Stated task - Output the data word for word, dropping every image.

[Extracted records]
--- start ---
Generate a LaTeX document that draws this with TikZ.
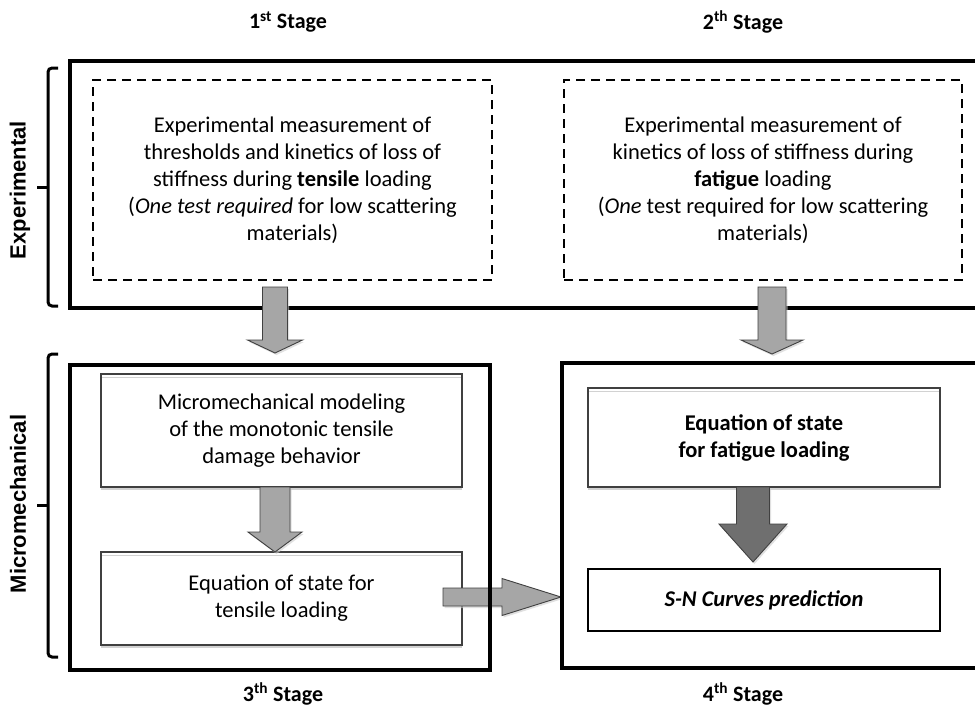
\documentclass[tikz,border=0pt]{standalone}
\usepackage{fontspec}
\setmainfont{Carlito}
\newfontfamily\sidefont{Liberation Sans}
\usetikzlibrary{calc,shadows}

\definecolor{arrowgray}{HTML}{A6A6A6}
\definecolor{arrowdark}{HTML}{6F6F6F}
\definecolor{edgegray}{HTML}{404040}

\newcommand\boxfont{\fontsize{22.5}{27}\selectfont}

% block arrows: [style]{from}{to}{half shaft}{half head}{head length}
\newcommand\vblock[6][blockarrow]{%
  \draw[#1] let \p1=(#2), \p2=(#3) in
    (\x1-#4,\y1) -- (\x1+#4,\y1) -- (\x1+#4,\y2+#6) -- (\x1+#5,\y2+#6) -- (\x1,\y2)
    -- (\x1-#5,\y2+#6) -- (\x1-#4,\y2+#6) -- cycle;}
\newcommand\hblock[6][blockarrow]{%
  \draw[#1] let \p1=(#2), \p2=(#3) in
    (\x1,\y1+#4) -- (\x2-#6,\y1+#4) -- (\x2-#6,\y1+#5) -- (\x2,\y1)
    -- (\x2-#6,\y1-#5) -- (\x2-#6,\y1-#4) -- (\x1,\y1-#4) -- cycle;}
% side bracket: {top end}{bottom end}
\newcommand\sidebracket[2]{%
  \draw[bracket, rounded corners=4pt] let \p1=(#1), \p2=(#2) in
    (\x1,\y1) -- (\x1-10pt,\y1) -- (\x1-10pt,\y2) -- (\x2,\y2);
  \draw[bracket] let \p1=(#1), \p2=(#2) in
    (\x1-10pt,{(\y1+\y2)/2}) -- (\x1-21pt,{(\y1+\y2)/2});}

\tikzset{
  frame/.style={draw, line width=3.5pt, inner sep=0pt},
  testbox/.style={draw, dashed, dash pattern=on 9pt off 6pt, line width=2pt,
    inner sep=0pt, align=center, font=\boxfont},
  modelbox/.style={draw=edgegray, line width=1.2pt, fill=white, inner sep=0pt,
    align=center, font=\boxfont,
    drop shadow={shadow xshift=0pt, shadow yshift=-3pt, fill=gray!35, opacity=1},
    path picture={\draw[gray!35, line width=1pt]
      ([yshift=-3.5pt]path picture bounding box.north west) --
      ([yshift=-3.5pt]path picture bounding box.north east);}},
  resultbox/.style={draw, line width=2pt, fill=white, inner sep=0pt, align=center,
    font=\boxfont\bfseries\itshape},
  blockarrow/.style={draw=edgegray, line width=0.9pt, fill=arrowgray,
    drop shadow={shadow xshift=1.5pt, shadow yshift=-2pt, fill=gray!40, opacity=0.6}},
  darkarrow/.style={blockarrow, fill=arrowdark},
  stage/.style={font=\fontsize{22}{26}\selectfont\bfseries},
  side/.style={font=\sidefont\fontsize{22}{26}\selectfont\bfseries, rotate=90},
  bracket/.style={line width=3pt}
}

\begin{document}
\begin{tikzpicture}[x=1pt, y=-1pt]
\clip (0,0) rectangle (975,710);
\fill[white] (0,0) rectangle (975,710);

% stages
\node[stage] (stI)   at (288,22)  {1\textsuperscript{st} Stage};
\node[stage] (stII)  at (743,22)  {2\textsuperscript{th} Stage};
\node[stage] (stIII) at (283,694) {3\textsuperscript{th} Stage};
\node[stage] (stIV)  at (743,694) {4\textsuperscript{th} Stage};

% experimental part
\node[frame, minimum width=930, minimum height=247] (expFrame) at (535,184.5) {};
\node[testbox, minimum width=399, minimum height=200] (tensTest) at (292.5,180)
  {Experimental measurement of\\ thresholds and kinetics of loss of\\
   stiffness during \textbf{tensile} loading\\
   (\textit{One test required} for low scattering\\ materials)};
\node[testbox, minimum width=398, minimum height=200] (fatTest) at (763,180)
  {Experimental measurement of\\ kinetics of loss of stiffness during\\
   \textbf{fatigue} loading\\
   (\textit{One} test required for low scattering\\ materials)};

% micromechanical part
\node[modelbox, minimum width=361, minimum height=113] (modelBox) at (281.5,430.5)
  {Micromechanical modeling\\ of the monotonic tensile\\ damage behavior};
\node[modelbox, minimum width=361, minimum height=93] (tensEq) at (281.5,598.5)
  {Equation of state for\\ tensile loading};
\node[modelbox, minimum width=352, minimum height=99] (fatEq) at (764,437.5)
  {\textbf{Equation of state}\\ \textbf{for fatigue loading}};
\node[resultbox, minimum width=352, minimum height=62] (snBox) at (764,600)
  {S-N Curves prediction};

\coordinate (a3s) at (275,487);  \coordinate (a3e) at (275,552);
\coordinate (a4s) at (753,487);  \coordinate (a4e) at (753,562);
\coordinate (a5s) at (443,597);  \coordinate (a5e) at (561,597);
\vblock{a3s}{a3e}{15pt}{27pt}{20pt}
\vblock[darkarrow]{a4s}{a4e}{16.5pt}{34pt}{38pt}
\hblock{a5s}{a5e}{9pt}{18.5pt}{59pt}

\node[frame, minimum width=420, minimum height=305] (monoFrame) at (280,517.5) {};
\node[frame, minimum width=438, minimum height=305] (fatFrame) at (781,515.5) {};

\coordinate (a1s) at (275,287);  \coordinate (a1e) at (275,353);
\coordinate (a2s) at (772,287);  \coordinate (a2e) at (772,354);
\vblock{a1s}{a1e}{12.5pt}{27.5pt}{13pt}
\vblock{a2s}{a2e}{14pt}{31pt}{14pt}

% side brackets
\coordinate (expTop) at (58,68);   \coordinate (expBot) at (58,306);
\coordinate (micTop) at (58,354);  \coordinate (micBot) at (58,657);
\sidebracket{expTop}{expBot}
\sidebracket{micTop}{micBot}
\node[side] (expLbl) at (20,190) {Experimental};
\node[side] (micLbl) at (18,504) {Micromechanical};
\end{tikzpicture}
\end{document}
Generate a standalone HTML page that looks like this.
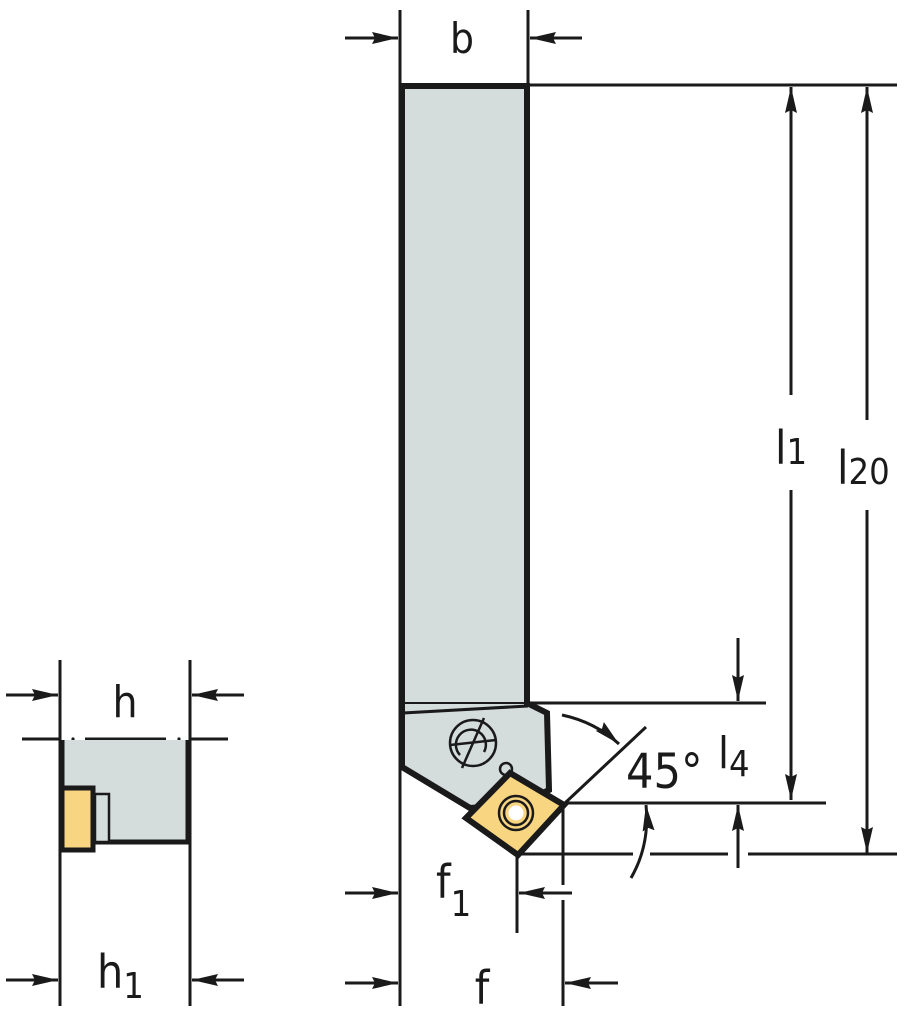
--- end ---
Result -
Generate a LaTeX document that draws this with TikZ.
\documentclass[tikz,border=0pt]{standalone}
\usepackage{fontspec}
\setmainfont{Carlito}
\newfontfamily\sidefont{Liberation Sans}
\usetikzlibrary{calc,shadows}

\definecolor{arrowgray}{HTML}{A6A6A6}
\definecolor{arrowdark}{HTML}{6F6F6F}
\definecolor{edgegray}{HTML}{404040}

\newcommand\boxfont{\fontsize{22.5}{27}\selectfont}

% block arrows: [style]{from}{to}{half shaft}{half head}{head length}
\newcommand\vblock[6][blockarrow]{%
  \draw[#1] let \p1=(#2), \p2=(#3) in
    (\x1-#4,\y1) -- (\x1+#4,\y1) -- (\x1+#4,\y2+#6) -- (\x1+#5,\y2+#6) -- (\x1,\y2)
    -- (\x1-#5,\y2+#6) -- (\x1-#4,\y2+#6) -- cycle;}
\newcommand\hblock[6][blockarrow]{%
  \draw[#1] let \p1=(#2), \p2=(#3) in
    (\x1,\y1+#4) -- (\x2-#6,\y1+#4) -- (\x2-#6,\y1+#5) -- (\x2,\y1)
    -- (\x2-#6,\y1-#5) -- (\x2-#6,\y1-#4) -- (\x1,\y1-#4) -- cycle;}
% side bracket: {top end}{bottom end}
\newcommand\sidebracket[2]{%
  \draw[bracket, rounded corners=4pt] let \p1=(#1), \p2=(#2) in
    (\x1,\y1) -- (\x1-10pt,\y1) -- (\x1-10pt,\y2) -- (\x2,\y2);
  \draw[bracket] let \p1=(#1), \p2=(#2) in
    (\x1-10pt,{(\y1+\y2)/2}) -- (\x1-21pt,{(\y1+\y2)/2});}

\tikzset{
  frame/.style={draw, line width=3.5pt, inner sep=0pt},
  testbox/.style={draw, dashed, dash pattern=on 9pt off 6pt, line width=2pt,
    inner sep=0pt, align=center, font=\boxfont},
  modelbox/.style={draw=edgegray, line width=1.2pt, fill=white, inner sep=0pt,
    align=center, font=\boxfont,
    drop shadow={shadow xshift=0pt, shadow yshift=-3pt, fill=gray!35, opacity=1},
    path picture={\draw[gray!35, line width=1pt]
      ([yshift=-3.5pt]path picture bounding box.north west) --
      ([yshift=-3.5pt]path picture bounding box.north east);}},
  resultbox/.style={draw, line width=2pt, fill=white, inner sep=0pt, align=center,
    font=\boxfont\bfseries\itshape},
  blockarrow/.style={draw=edgegray, line width=0.9pt, fill=arrowgray,
    drop shadow={shadow xshift=1.5pt, shadow yshift=-2pt, fill=gray!40, opacity=0.6}},
  darkarrow/.style={blockarrow, fill=arrowdark},
  stage/.style={font=\fontsize{22}{26}\selectfont\bfseries},
  side/.style={font=\sidefont\fontsize{22}{26}\selectfont\bfseries, rotate=90},
  bracket/.style={line width=3pt}
}

\begin{document}
\begin{tikzpicture}[x=1pt, y=-1pt]
\clip (0,0) rectangle (975,710);
\fill[white] (0,0) rectangle (975,710);

% stages
\node[stage] (stI)   at (288,22)  {1\textsuperscript{st} Stage};
\node[stage] (stII)  at (743,22)  {2\textsuperscript{th} Stage};
\node[stage] (stIII) at (283,694) {3\textsuperscript{th} Stage};
\node[stage] (stIV)  at (743,694) {4\textsuperscript{th} Stage};

% experimental part
\node[frame, minimum width=930, minimum height=247] (expFrame) at (535,184.5) {};
\node[testbox, minimum width=399, minimum height=200] (tensTest) at (292.5,180)
  {Experimental measurement of\\ thresholds and kinetics of loss of\\
   stiffness during \textbf{tensile} loading\\
   (\textit{One test required} for low scattering\\ materials)};
\node[testbox, minimum width=398, minimum height=200] (fatTest) at (763,180)
  {Experimental measurement of\\ kinetics of loss of stiffness during\\
   \textbf{fatigue} loading\\
   (\textit{One} test required for low scattering\\ materials)};

% micromechanical part
\node[modelbox, minimum width=361, minimum height=113] (modelBox) at (281.5,430.5)
  {Micromechanical modeling\\ of the monotonic tensile\\ damage behavior};
\node[modelbox, minimum width=361, minimum height=93] (tensEq) at (281.5,598.5)
  {Equation of state for\\ tensile loading};
\node[modelbox, minimum width=352, minimum height=99] (fatEq) at (764,437.5)
  {\textbf{Equation of state}\\ \textbf{for fatigue loading}};
\node[resultbox, minimum width=352, minimum height=62] (snBox) at (764,600)
  {S-N Curves prediction};

\coordinate (a3s) at (275,487);  \coordinate (a3e) at (275,552);
\coordinate (a4s) at (753,487);  \coordinate (a4e) at (753,562);
\coordinate (a5s) at (443,597);  \coordinate (a5e) at (561,597);
\vblock{a3s}{a3e}{15pt}{27pt}{20pt}
\vblock[darkarrow]{a4s}{a4e}{16.5pt}{34pt}{38pt}
\hblock{a5s}{a5e}{9pt}{18.5pt}{59pt}

\node[frame, minimum width=420, minimum height=305] (monoFrame) at (280,517.5) {};
\node[frame, minimum width=438, minimum height=305] (fatFrame) at (781,515.5) {};

\coordinate (a1s) at (275,287);  \coordinate (a1e) at (275,353);
\coordinate (a2s) at (772,287);  \coordinate (a2e) at (772,354);
\vblock{a1s}{a1e}{12.5pt}{27.5pt}{13pt}
\vblock{a2s}{a2e}{14pt}{31pt}{14pt}

% side brackets
\coordinate (expTop) at (58,68);   \coordinate (expBot) at (58,306);
\coordinate (micTop) at (58,354);  \coordinate (micBot) at (58,657);
\sidebracket{expTop}{expBot}
\sidebracket{micTop}{micBot}
\node[side] (expLbl) at (20,190) {Experimental};
\node[side] (micLbl) at (18,504) {Micromechanical};
\end{tikzpicture}
\end{document}
Generate a standalone HTML page that looks like this.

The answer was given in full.